Treasury Management International: Top 4 AI predictions for finance departments

I know what you must be thinking. How does artificial intelligence (AI) fit into the daily number crunch?
Richard Sampson, SVP EMEA, insightsoftware

First of all, AI is a very broad term. But it often includes – and works alongside – the optimisation of everyday processes. Any individual working in a finance department, collecting and analysing thousands of data points, would welcome any type of process optimisation to save time and money. So how do we predict the world of financial reporting is set to change as a result of AI and machine learning?

First off, AI is long-term and only part of the story. The wider story is one of automation and the search for productivity gains. This story takes us from reporting automation, through robotic process automation (RPA), before we meet AI and machine learning. Interestingly, according to a survey cited in Gartner’s Magic Quadrant for Cloud Financial Planning and Analysis Solutions report, 46% of respondents said predictive analytics is where they intended to invest the most money before 2021. The second-ranked technology was RPA (43%), followed by AI/machine learning (35%).

Here are our predictions as the modern finance department looks to the future.

1) Reporting Automation

In the world of enterprise resource planning (ERP) reporting, data extraction can be an automated process already, replacing the need for humans to manually dump data into Excel, manipulate it, and then format it. As with any manual process, this old approach to reporting is time-consuming and prone to human error.

For most finance teams, having an automated process that provides easy access to real-time information from their ERP system, with the ability to quickly answer ad hoc enquiries, and automatically produce and share periodic reports and dashboards, is the priority.

Here lie easy productivity gains that are within reach of every finance team today, whatever their size of organisation, whatever ERP system they use, whether their ERP is on-premise or in the cloud.

We predict reporting automation will continue to gain huge ground inside organisations in the near future.

2) Robotic Process Automation

The next step on the journey moves on from data automation to process automation in the guise of RPA.

According to the Institute of Electrical and Electronics Engineers Standards Association (IEEE SA), RPA refers to the use of a “preconfigured software instance that uses business rules and predefined activity choreography to complete the autonomous execution of a combination of processes, activities, transactions, and tasks in one or more unrelated software systems to deliver a result or service with human exception management”.

Ring any bells? It’s a mouthful, but this definition should reflect what’s going on in many finance teams today, even if not entirely.

Studies show that RPA can reduce repetitive data entry tasks by 80% in accounts payable, financial close, tax accounting, and more. For example, RPA could be used in accounts payable to read data from a supplier invoice and enter it into the company’s ERP system.

Essentially, RPA delivers further productivity gains by mimicking human behaviour, but it does not ‘think’ like a human.
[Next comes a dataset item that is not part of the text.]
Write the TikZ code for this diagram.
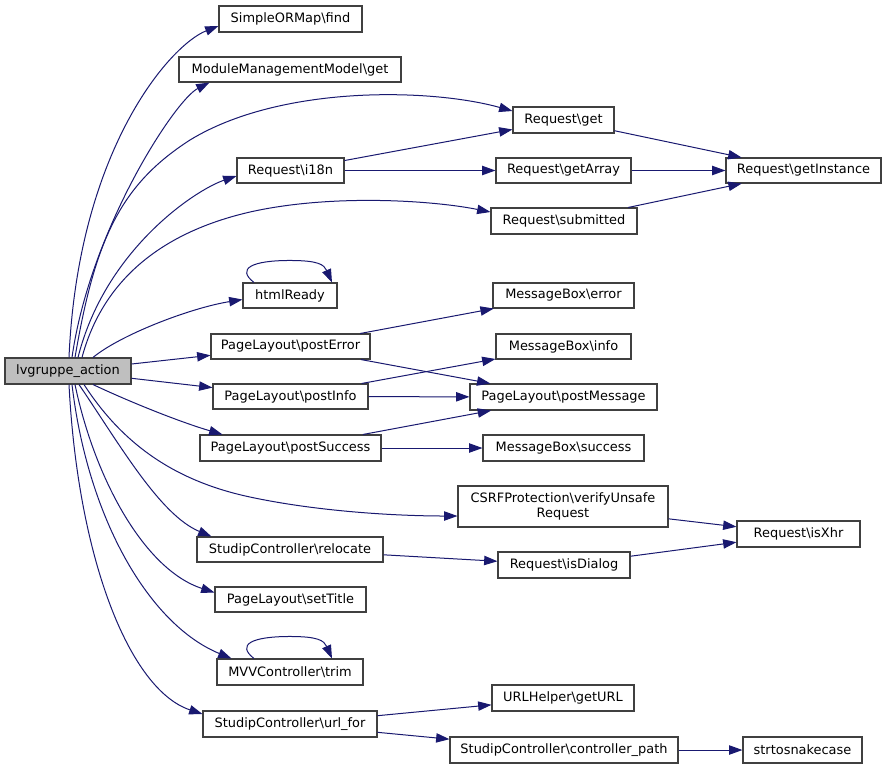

RPA is not the simulation of human intelligence by machines, which is what AI is. However, it is a conduit to enabling AI in the future and will be adopted at increasing rates.
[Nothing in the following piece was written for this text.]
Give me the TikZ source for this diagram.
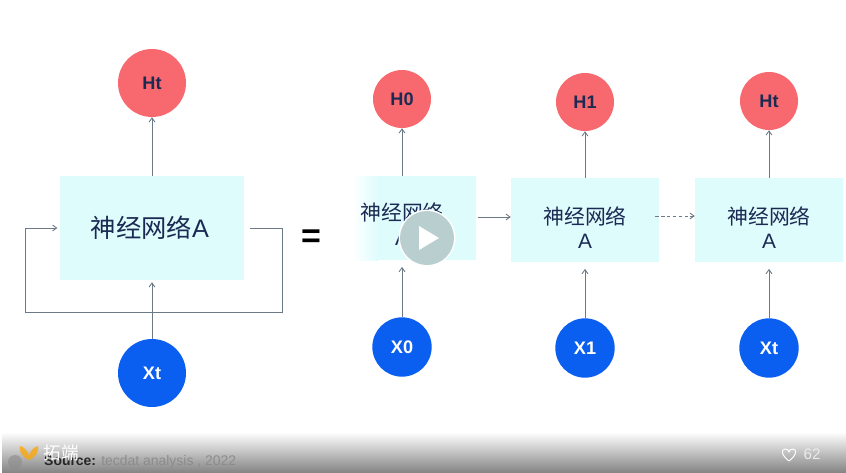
\documentclass[tikz,border=0pt]{standalone}
\usepackage{fontspec}
\setmainfont{Liberation Sans}
\newfontfamily\cjk{Noto Sans CJK SC}
\usetikzlibrary{arrows.meta, calc, positioning}
\definecolor{netfill}{HTML}{DFFCFD}
\definecolor{netink}{HTML}{1B2A52}
\definecolor{hiddenred}{HTML}{F8696F}
\definecolor{inputblue}{HTML}{0A5FF0}
\definecolor{linkgray}{HTML}{6B7A86}
\definecolor{barend}{HTML}{868686}
\definecolor{playgray}{HTML}{B9CFCF}
\tikzset{
	netbox/.style={fill=netfill, inner sep=0pt},
	netlabel/.style={inner sep=0pt, text=netink, align=center, font=\cjk\fontsize{17.8}{22}\selectfont},
	hiddennode/.style={circle, fill=hiddenred, inner sep=0pt, minimum size=1.74cm, font=\bfseries\fontsize{15.5}{17}\selectfont, text=netink},
	inputnode/.style={circle, fill=inputblue, inner sep=0pt, minimum size=1.78cm, font=\bfseries\fontsize{15.5}{17}\selectfont, text=white},
	link/.style={draw=linkgray, line width=0.75pt, -{Straight Barb[length=3.5pt,width=5pt]}},
}
\begin{document}
\begin{tikzpicture}[x=0.03cm, y=-0.03cm]
	\useasboundingbox (0,0) rectangle (846,472);
	\fill[white] (0,0) rectangle (846,472);

	% Folded network on the left
	\node[netbox, minimum width=5.52cm, minimum height=3.12cm] (netA) at (152,228) {};
	\node[netlabel, font=\cjk\fontsize{21.6}{23}\selectfont] (labA) at (150,228) {神经网络\fontspec{Liberation Sans}A};
	\node[hiddennode, minimum size=2.04cm] (hA) at (152,83) {Ht};
	\node[inputnode, minimum size=2.04cm] (xA) at (152,373) {Xt};
	\draw[link] (netA.north) -- (hA);
	\draw[link] (xA) -- ($(netA.south)+(0,2)$);
	\draw[link, shorten >=2pt] ($(netA.east)+(6,0)$) -- ++(32,0) -- ++(0,84) -- ++(-257,0) -- ++(0,-84) -- (netA.west);

	\node[font=\bfseries\fontsize{29}{31}\selectfont, text=black] (eqsign) at (311,239) {=};

	% Faded left edge of the first unrolled box
	\fill[netfill] (378,176) rectangle (476,260);
	\shade[left color=white, right color=netfill] (352,176) rectangle (378,260);

	% Unrolled network
	\foreach \i/\x/\yn/\yt/\boxfill in {0/402/218/224/none, 1/585/220/227.5/netfill, 2/769/220/227.5/netfill} {
		\node[netbox, fill=\boxfill, minimum width=4.44cm, minimum height=2.5cm] (net\i) at (\x,\yn) {};
		\node[netlabel] (lab\i) at (\x,\yt) {神经网络\\[-1pt]\fontspec{Liberation Sans}A};
	}
	\foreach \i/\lab/\x/\yh in {0/H0/402/99, 1/H1/585/102, 2/Ht/769/101} {
		\node[hiddennode] (h\i) at (\x,\yh) {\raisebox{-3pt}{\lab}};
		\draw[link] (net\i.north) -- (h\i);
	}
	\foreach \i/\lab/\x/\yx in {0/X0/402/347, 1/X1/585/348, 2/Xt/769/348} {
		\node[inputnode] (x\i) at (\x,\yx) {\raisebox{-3pt}{\lab}};
		\draw[link] (x\i) -- ($(net\i.south)+(0,7)$);
	}
	\draw[link] ($(net0.east)+(2,-1)$) -- ($(net1.west)+(0,-3)$);
	\draw[link, dash pattern=on 3pt off 2pt] ($(net1.east)+(-4,-4)$) -- ($(net2.west)+(0,-4)$);

	% Play button
	\fill[white] (427,238) circle (28.5);
	\fill[playgray] (427,238) circle (27);
	\fill[white] (419,226) -- (439,238) -- (419,250) -- cycle;

	% Bottom bar
	\shade[top color=white, bottom color=barend] (2,432) rectangle (846,472);
	\fill[black!45, opacity=0.6] (15,462) circle (7);
	\fill[orange!70!yellow, opacity=0.75] (29,460) .. controls (24,458) and (18,452) .. (20,446) .. controls (24,447) and (28,451) .. (29,456) .. controls (30,451) and (34,447) .. (38,446) .. controls (40,452) and (34,458) .. (29,460) -- cycle;
	\node[anchor=base west, inner sep=0pt, font=\fontsize{11.9}{14}\selectfont, text=black!45] (source) at (44,465) {\textcolor{black!85}{\bfseries Source:} tecdat analysis , 2022};
	\node[text=white, font=\cjk\fontsize{15}{17}\selectfont] (brand) at (61,453) {拓端};
	\draw[white, line width=0.8pt, line join=round] (789,461) .. controls (781,455) and (781,449) .. (785,449) .. controls (787,449) and (789,450) .. (789,452) .. controls (789,450) and (791,449) .. (793,449) .. controls (797,449) and (797,455) .. (789,461) -- cycle;
	\node[text=white!92!black, font=\fontsize{13}{15}\selectfont] (likes) at (812,454) {62};
\end{tikzpicture}
\end{document}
3) Process first + data second = Intelligent Automation

Many organisations are using RPA as the first step to reaching more ‘intelligent automation’, which is a combination of process-driven (RPA) and data-driven (AI) tasks.

Data-driven tasks do involve AI. Let’s go back to our example of using RPA to speed up data entry from supplier invoices. That process works well when we are processing invoices from existing suppliers in a standard, well-understood format. But to process a new invoice from a new supplier and to understand things like the value of the invoice, the due date, and the payment terms – that requires AI.

AI is also key in managing risk to prepare for the future. Using AI and machine learning to create exacting, nimble models, finance experts are able to utilise their data to identify trends, isolate risks, and provide tighter information for future planning. And all of that without taking hours out of finance workers’ days. This kind of AI-powered insight has been emerging more and more as companies continue to attempt predictions as to how Brexit will impact both business and sterling..

While finance has proven to be an early adopter of AI in comparison to other industries, AI as mainstream is still 10 years or so down the road. That said, we predict all finance teams will engage with AI in the next five years as they enter the next phase of their digital transformation journey towards intelligent automation.

Data collectors up-skill to data analysts

The implementation of AI in the next few years means skills inside the financial workforce need to change.

We’re already seeing this play out since time-intensive data extraction is not viable any more. Manually dumping data into Excel spreadsheets and manipulating by hand leads to errors that make certain data untrustworthy. As a result, financial controllers no longer have to focus on collecting the right data to analyse, because ERP reporting technology is now fulfilling this role by automating reporting and providing real-time access to systems of record.

Instead, financial controllers with traditional data extraction responsibilities are now having to slowly up-skill to more analytical roles. We are seeing many blue-chip companies transitioning financial controllers to more analytic roles, sometimes called ‘citizen’ data scientists, because of technology’s impact on finance teams. This will only increase with the advance of AI, where organisations will need more people who can understand the models and their reasoning. Nonetheless, as technology advances, it certainly isn’t eradicating jobs; it’s simply forcing certain team members to learn a new way of doing something.